The lethal effect of snitches

OPINION

If the federal court does not stay the execution of Michael Morales, now scheduled for Feb. 21, Gov. Arnold Schwarzenegger will be faced with his third life-or-death decision in as many months.

In December the governor rejected clemency for Stanley Williams, whose plea rested on his redemption based on the good works he had done while on death row. In January Clarence Allen was put to death after the governor rejected his plea for mercy based on his advanced age and poor health. Both men insisted on their innocence despite the fact that both had been convicted of multiple murders.

So why should Schwarzenegger grant clemency in this case, when guilt is not contested and neither redemption nor infirmity is the foundation for the request? The answer is that in the case of Morales, the very foundation of the jury's death sentence has collapsed.

Even the trial judge, having learned that testimony the jury relied on to impose the death penalty was flawed, has now renounced the jury's verdict and his own part in the process. In a letter dated Jan. 25, 2006, to Schwarzenegger, Judge Charles McGrath (appointed by Ronald Reagan) wrote that if he had known at the time what was later discovered by the Attorney General's Office — that a key witness was lying — he "would not have let the death sentence stand."

How did this happen? The short answer is that when Morales was arrested along with his cousin Ricky Ortega for the rape and murder of 17-year-old Terri Winchell and placed in the San Joaquin County Jail, an inmate (and jailhouse informant) named Bruce Samuelson was also a resident there.

The use of jailhouse informants is a regular feature of death penalty trials. Samuelson told the jury that Morales had confessed to him in jail, and gave chilling details about how he had planned the murder and how he had boasted about it many months later.

At the time of the Morales trial, Samuelson was facing six felony charges.

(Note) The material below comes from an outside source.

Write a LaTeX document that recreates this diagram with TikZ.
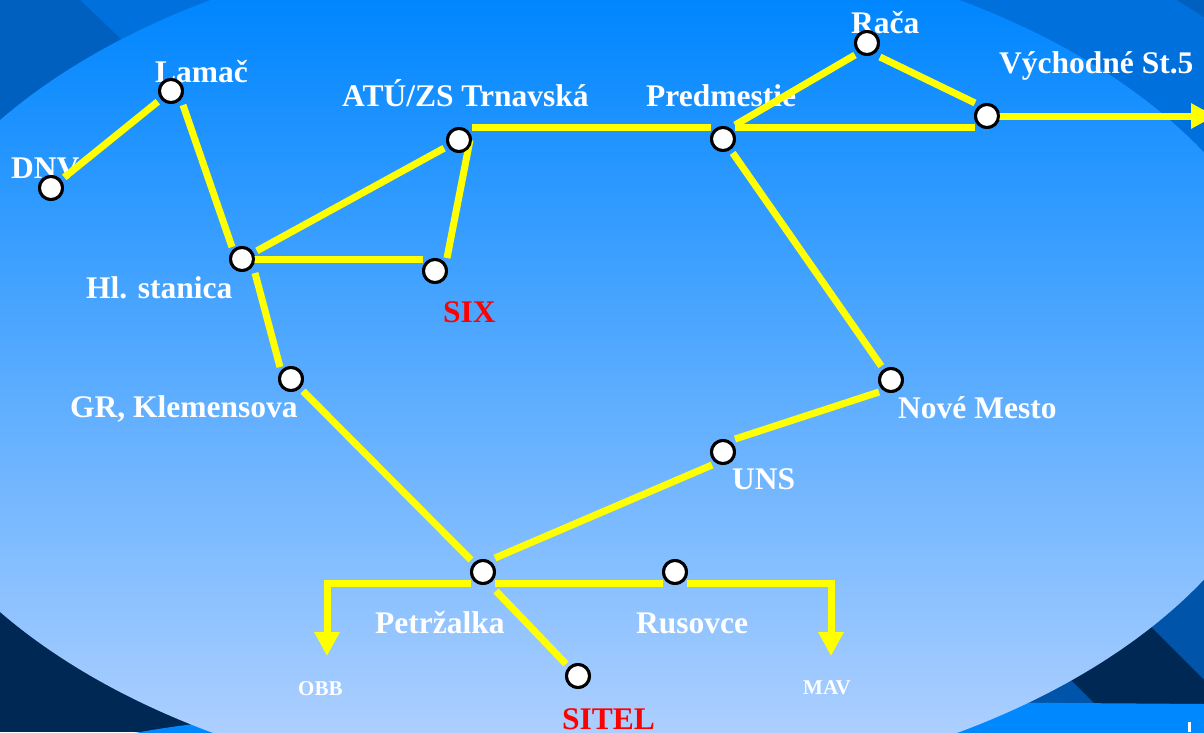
\documentclass[tikz,border=0pt]{standalone}
\usepackage{fontspec}
\setmainfont{Liberation Serif}
\usetikzlibrary{calc,arrows.meta}
\definecolor{outerblue}{RGB}{0,112,221}
\definecolor{darkblue}{RGB}{0,96,192}
\definecolor{navyblue}{RGB}{0,40,85}
\definecolor{midblue}{RGB}{0,85,170}
\definecolor{brightblue}{RGB}{0,136,255}
\definecolor{elltop}{RGB}{0,134,255}
\definecolor{ellbot}{RGB}{172,207,255}
\definecolor{lineyellow}{RGB}{255,255,0}
\begin{document}
\begin{tikzpicture}[x=1pt,y=-1pt,
  station/.style={circle,draw=black,fill=white,line width=3pt,minimum size=23pt,inner sep=0pt},
  lbl/.style={anchor=base west,inner sep=0pt,text=white,font=\bfseries\fontsize{31.5}{36}\selectfont},
  redlbl/.style={lbl,text=red},
  smalllbl/.style={lbl,font=\bfseries\fontsize{21}{24}\selectfont},
  link/.style={draw=lineyellow,line width=7pt},
  clink/.style={link,shorten <=4pt,shorten >=4pt},
  tip/.style={-{Triangle[length=24pt,width=24pt]}}
]
\useasboundingbox (0,0) rectangle (1204,732);
\clip (0,0) rectangle (1204,732);
% background
\fill[outerblue] (0,0) rectangle (1204,732);
\fill[darkblue] (0,0) -- (80,0) -- (400,305) -- (0,305) -- cycle;
\fill[darkblue] (1177,0) -- (1210,0) -- (1210,21) -- cycle;
\fill[navyblue] (0,380) rectangle (600,732);
\fill[midblue] (600,380) rectangle (1204,732);
\fill[navyblue] (900,509) -- (1250,859) -- (1250,726) -- (900,376) -- cycle;
\fill[brightblue] (130,734) .. controls (300,700) and (700,700) .. (1204,704) -- (1210,740) -- (130,740) -- cycle;
\begin{scope}
  \clip (585,366) ellipse [x radius=713pt, y radius=430pt];
  \shade[top color=elltop,bottom color=ellbot] (0,0) rectangle (1204,732);
\end{scope}
\fill[white] (1188,722) rectangle (1191,732);
% labels
\node[lbl] (tlamac) at (155,82) {Lamač};
\node[lbl] (tdnv) at (11,178) {DNV};
\node[lbl] (tatu) at (342,106) {ATÚ/ZS Trnavská};
\node[lbl] (tpred) at (646,106) {Predmestie};
\node[lbl] (traca) at (851,33) {Rača};
\node[lbl] (tvych) at (999,73) {Východné St.5};
\node[lbl] (thl) at (86,298) {Hl. stanica};
\node[redlbl] (tsix) at (443,322) {SIX};
\node[lbl] (tgr) at (70,417) {GR, Klemensova};
\node[lbl] (tnm) at (898,418) {Nové Mesto};
\node[lbl] (tuns) at (732,489) {UNS};
\node[lbl] (tpetr) at (375,633) {Petržalka};
\node[lbl] (trus) at (636,633) {Rusovce};
\node[smalllbl] (tobb) at (298,695) {OBB};
\node[smalllbl] (tmav) at (803,694) {MAV};
\node[redlbl] (tsitel) at (562,729) {SITEL};
% station positions
\path (51,188) coordinate (pdnv) (171,91) coordinate (plamac) (242,259) coordinate (phl)
      (459,140) coordinate (patu) (435,271) coordinate (psix) (723,139) coordinate (ppred)
      (867,43) coordinate (praca) (987,116) coordinate (pvych) (291,379) coordinate (pgr)
      (891,380) coordinate (pnm) (723,452) coordinate (puns) (483,572) coordinate (ppetr)
      (675,572) coordinate (prus) (578,676) coordinate (psitel);
\path (pdnv) node[station] (dnv) {} (plamac) node[station] (lamac) {} (phl) node[station] (hl) {}
      (patu) node[station] (atu) {} (psix) node[station] (six) {} (ppred) node[station] (pred) {}
      (praca) node[station] (raca) {} (pvych) node[station] (vych) {} (pgr) node[station] (gr) {}
      (pnm) node[station] (nm) {} (puns) node[station] (uns) {} (ppetr) node[station] (petr) {}
      (prus) node[station] (rus) {} (psitel) node[station] (sitel) {};
% links
\path[clink] (dnv) -- (lamac);
\path[link] ($(lamac.center)+(12,14)$) -- ($(hl.center)+(-10,-12)$);
\path[clink] (hl) -- (atu);
\path[link] ($(hl.center)+(12,0)$) -- ($(six.center)+(-12,-12)$);
\path[link] ($(atu.center)+(11,0)$) -- ($(six.center)+(12,-13)$);
\path[link] ($(atu.center)+(13,-12.5)$) -- ($(pred.center)+(-12,-11.5)$);
\path[link] ($(pred.center)+(12,-11.5)$) -- ($(vych.center)+(-12,11.5)$);
\path[link] ($(pred.center)+(12,-14)$) -- ($(raca.center)+(-12,12)$);
\path[link] ($(raca.center)+(13,14)$) -- ($(vych.center)+(-12,-13)$);
\coordinate (east) at (1215,116);
\path[link,tip] ($(vych.center)+(12,0)$) -- (east);
\path[clink] (pred) -- (nm);
\path[link] ($(nm.center)+(-12,12)$) -- ($(uns.center)+(12,-13)$);
\path[link] ($(uns.center)+(-11,13)$) -- ($(petr.center)+(12,-14)$);
\path[clink] (gr) -- (petr);
\path[link] ($(hl.center)+(13,14)$) -- ($(gr.center)+(-11,-12)$);
\path[link] ($(petr.center)+(13,19)$) -- ($(sitel.center)+(-12,-12)$);
\coordinate (obbcorner) at (327,583.5);
\coordinate (obb) at (327,656);
\coordinate (mavcorner) at (831,583.5);
\coordinate (mav) at (831,656);
\path[link,tip] ($(petr.center)+(-12,11.5)$) -- (obbcorner) -- (obb);
\path[link] ($(petr.center)+(12,11.5)$) -- ($(rus.center)+(-12,11.5)$);
\path[link,tip] ($(rus.center)+(12,11.5)$) -- (mavcorner) -- (mav);
% redraw stations on top of links
\foreach \s in {dnv,lamac,hl,atu,six,pred,raca,vych,gr,nm,uns,petr,rus,sitel}{
  \node[station] at (p\s) {};
}
\end{tikzpicture}
\end{document}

But after writing to Morales's prosecutor with a promise that he could provide the evidence that would guarantee a conviction with special circumstances — making Morales eligible for the death penalty — the prosecutor dropped four of the six charges against him and managed to get court approval of a very light county-jail sentence for the remaining two charges.

When asked years later by the attorney general how he'd managed to elicit so much damning information from the accused in a crowded jail cell, without any other inmate hearing the alleged conversations, Samuelson asserted that he and Morales had conducted their confessional sessions in Spanish. There is only one problem with this explanation: Michael Morales, a fourth-generation American, does not speak Spanish.

The case of Michael Morales is exactly what executive clemency is designed to address. Schwarzenegger has the power to undo the lethal effects of false testimony — if he has the courage to do the right thing. *

Michael Kroll

Pacific News Service

Michael Kroll works with incarcerated juveniles who write for The Beat Within. He is the founding director of the Death Penalty Information Center in Washington, DC.